TASK: Please transcribe the listing below in full and word for word, without its pictures.

----------

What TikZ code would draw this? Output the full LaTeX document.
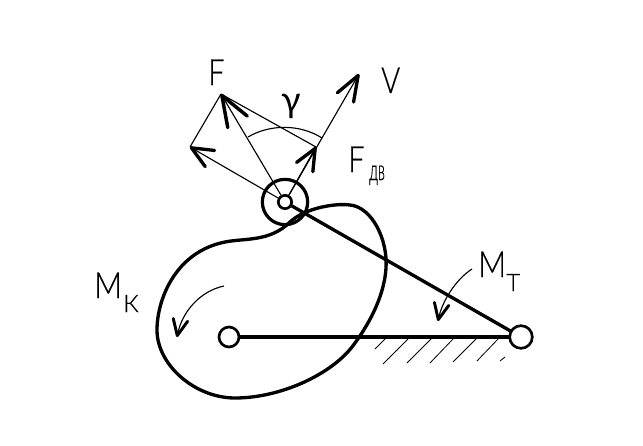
\documentclass[tikz,border=0pt]{standalone}
\usepackage{fontspec}
\setmainfont{Lato Light}[FakeBold=0.4]
\newfontfamily\gamfont{Lato}
\usetikzlibrary{arrows.meta}
\tikzset{
  x=0.75pt,y=-0.75pt,
  heavy/.style={line width=2.5pt,line cap=round,line join=round},
  thin line/.style={line width=0.85pt},
  barbF/.style={-{Straight Barb[line width=2.6pt,length=23pt,width=17pt,round]}},
  barbV/.style={-{Straight Barb[line width=2.5pt,length=19pt,width=14pt,round]}},
  barbD/.style={-{Straight Barb[line width=2.5pt,length=16pt,width=14pt,round]}},
  smallbarb/.style={-{Straight Barb[line width=2.2pt,length=12pt,width=11pt,round]}},
  pin/.style={circle,draw,line width=2pt,fill=white,inner sep=0pt},
  lab/.style={inner sep=0pt,font=\fontsize{27}{27}\selectfont},
  sublab/.style={inner sep=0pt,font=\fontsize{18}{18}\selectfont},
  hatch/.style={line width=0.6pt},
}
\begin{document}
\begin{tikzpicture}
\useasboundingbox (0,0) rectangle (643,446);
% tips
\coordinate (tipF) at (221,94);
\coordinate (tipL) at (190,147);
\coordinate (tipV) at (359,74);
\coordinate (tipD) at (316,147);
\coordinate (arcA) at (248,137);
\coordinate (arcB) at (322,138);
\coordinate (mkS) at (224,286);
\coordinate (mkE) at (177,337);
\coordinate (mtS) at (472,269);
\coordinate (mtE) at (438,321);
% cam
\draw[heavy] (290,222) .. controls (305,208) and (335,203) .. (350,205)
  .. controls (372,207) and (388,240) .. (386,268)
  .. controls (384,300) and (365,330) .. (352,347)
  .. controls (330,375) and (280,398) .. (235,398)
  .. controls (195,398) and (157,365) .. (157,330)
  .. controls (157,300) and (175,252) .. (225,242)
  .. controls (245,238) and (270,242) .. (290,222) -- cycle;
% pins
\node[pin,minimum size=34pt,fill=none,line width=2.4pt] (roller) at (285,202) {};
\node[pin,minimum size=10pt] (axis) at (285,202) {};
\node[pin,minimum size=15pt] (cam) at (229,337) {};
\node[pin,minimum size=17pt] (pivot) at (521,337) {};
\draw[heavy] (axis) -- (pivot);
\draw[heavy] (cam) -- (pivot);
% force vectors
\draw[thin line,barbF] (axis) -- (tipF);
\draw[thin line,barbD] (axis) -- (tipL);
\draw[thin line,barbV] (axis) -- (tipV);
\draw[thin line,barbD] (axis) -- (tipD);
\draw[thin line] (tipF) -- (tipL);
\draw[thin line] (tipF) -- (tipD);
\draw[thin line] (arcA) .. controls (270,124) and (300,124) .. (arcB);
% moments
\draw[thin line,smallbarb] (mkS) .. controls (200,291) and (182,312) .. (mkE);
\draw[thin line,smallbarb] (mtS) .. controls (455,280) and (442,302) .. (mtE);
% hatching
\foreach \a/\b/\c/\d in {375/349/386/338,383/364/409/338,407/363/432/338,430/363/454/338,453/362/477/338,477/361/499/338,500/361/505/357}
  \draw[hatch] (\a,\b) -- (\c,\d);
% labels
\node[lab,anchor=base west] (lF) at (208,85) {\scalebox{.8}[1]{F}};
\node[lab,anchor=base west] (lV) at (381,93) {\scalebox{.8}[1]{V}};
\node[lab,anchor=base west] (lD) at (348,172) {\scalebox{.8}[1]{F}};
\node[sublab,anchor=base west] (lDs) at (369,180) {\scalebox{.6}[1.2]{дв}};
\node[lab,anchor=base] (lg) at (291,112) {\gamfont γ};
\node[lab,anchor=base west] (lM1) at (94,298) {\scalebox{.85}[1]{M}};
\node[sublab,anchor=base west] (lM1s) at (123,312) {К};
\node[lab,anchor=base west] (lM2) at (478,277) {\scalebox{.85}[1]{M}};
\node[sublab,anchor=base west] (lM2s) at (506,291) {Т};
\end{tikzpicture}
\end{document}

----------

RESULT OF THIS TASK:
What TikZ code would draw this? Output the full LaTeX document.
\documentclass[tikz,border=0pt]{standalone}
\usepackage{fontspec}
\setmainfont{Lato Light}[FakeBold=0.4]
\newfontfamily\gamfont{Lato}
\usetikzlibrary{arrows.meta}
\tikzset{
  x=0.75pt,y=-0.75pt,
  heavy/.style={line width=2.5pt,line cap=round,line join=round},
  thin line/.style={line width=0.85pt},
  barbF/.style={-{Straight Barb[line width=2.6pt,length=23pt,width=17pt,round]}},
  barbV/.style={-{Straight Barb[line width=2.5pt,length=19pt,width=14pt,round]}},
  barbD/.style={-{Straight Barb[line width=2.5pt,length=16pt,width=14pt,round]}},
  smallbarb/.style={-{Straight Barb[line width=2.2pt,length=12pt,width=11pt,round]}},
  pin/.style={circle,draw,line width=2pt,fill=white,inner sep=0pt},
  lab/.style={inner sep=0pt,font=\fontsize{27}{27}\selectfont},
  sublab/.style={inner sep=0pt,font=\fontsize{18}{18}\selectfont},
  hatch/.style={line width=0.6pt},
}
\begin{document}
\begin{tikzpicture}
\useasboundingbox (0,0) rectangle (643,446);
% tips
\coordinate (tipF) at (221,94);
\coordinate (tipL) at (190,147);
\coordinate (tipV) at (359,74);
\coordinate (tipD) at (316,147);
\coordinate (arcA) at (248,137);
\coordinate (arcB) at (322,138);
\coordinate (mkS) at (224,286);
\coordinate (mkE) at (177,337);
\coordinate (mtS) at (472,269);
\coordinate (mtE) at (438,321);
% cam
\draw[heavy] (290,222) .. controls (305,208) and (335,203) .. (350,205)
  .. controls (372,207) and (388,240) .. (386,268)
  .. controls (384,300) and (365,330) .. (352,347)
  .. controls (330,375) and (280,398) .. (235,398)
  .. controls (195,398) and (157,365) .. (157,330)
  .. controls (157,300) and (175,252) .. (225,242)
  .. controls (245,238) and (270,242) .. (290,222) -- cycle;
% pins
\node[pin,minimum size=34pt,fill=none,line width=2.4pt] (roller) at (285,202) {};
\node[pin,minimum size=10pt] (axis) at (285,202) {};
\node[pin,minimum size=15pt] (cam) at (229,337) {};
\node[pin,minimum size=17pt] (pivot) at (521,337) {};
\draw[heavy] (axis) -- (pivot);
\draw[heavy] (cam) -- (pivot);
% force vectors
\draw[thin line,barbF] (axis) -- (tipF);
\draw[thin line,barbD] (axis) -- (tipL);
\draw[thin line,barbV] (axis) -- (tipV);
\draw[thin line,barbD] (axis) -- (tipD);
\draw[thin line] (tipF) -- (tipL);
\draw[thin line] (tipF) -- (tipD);
\draw[thin line] (arcA) .. controls (270,124) and (300,124) .. (arcB);
% moments
\draw[thin line,smallbarb] (mkS) .. controls (200,291) and (182,312) .. (mkE);
\draw[thin line,smallbarb] (mtS) .. controls (455,280) and (442,302) .. (mtE);
% hatching
\foreach \a/\b/\c/\d in {375/349/386/338,383/364/409/338,407/363/432/338,430/363/454/338,453/362/477/338,477/361/499/338,500/361/505/357}
  \draw[hatch] (\a,\b) -- (\c,\d);
% labels
\node[lab,anchor=base west] (lF) at (208,85) {\scalebox{.8}[1]{F}};
\node[lab,anchor=base west] (lV) at (381,93) {\scalebox{.8}[1]{V}};
\node[lab,anchor=base west] (lD) at (348,172) {\scalebox{.8}[1]{F}};
\node[sublab,anchor=base west] (lDs) at (369,180) {\scalebox{.6}[1.2]{дв}};
\node[lab,anchor=base] (lg) at (291,112) {\gamfont γ};
\node[lab,anchor=base west] (lM1) at (94,298) {\scalebox{.85}[1]{M}};
\node[sublab,anchor=base west] (lM1s) at (123,312) {К};
\node[lab,anchor=base west] (lM2) at (478,277) {\scalebox{.85}[1]{M}};
\node[sublab,anchor=base west] (lM2s) at (506,291) {Т};
\end{tikzpicture}
\end{document}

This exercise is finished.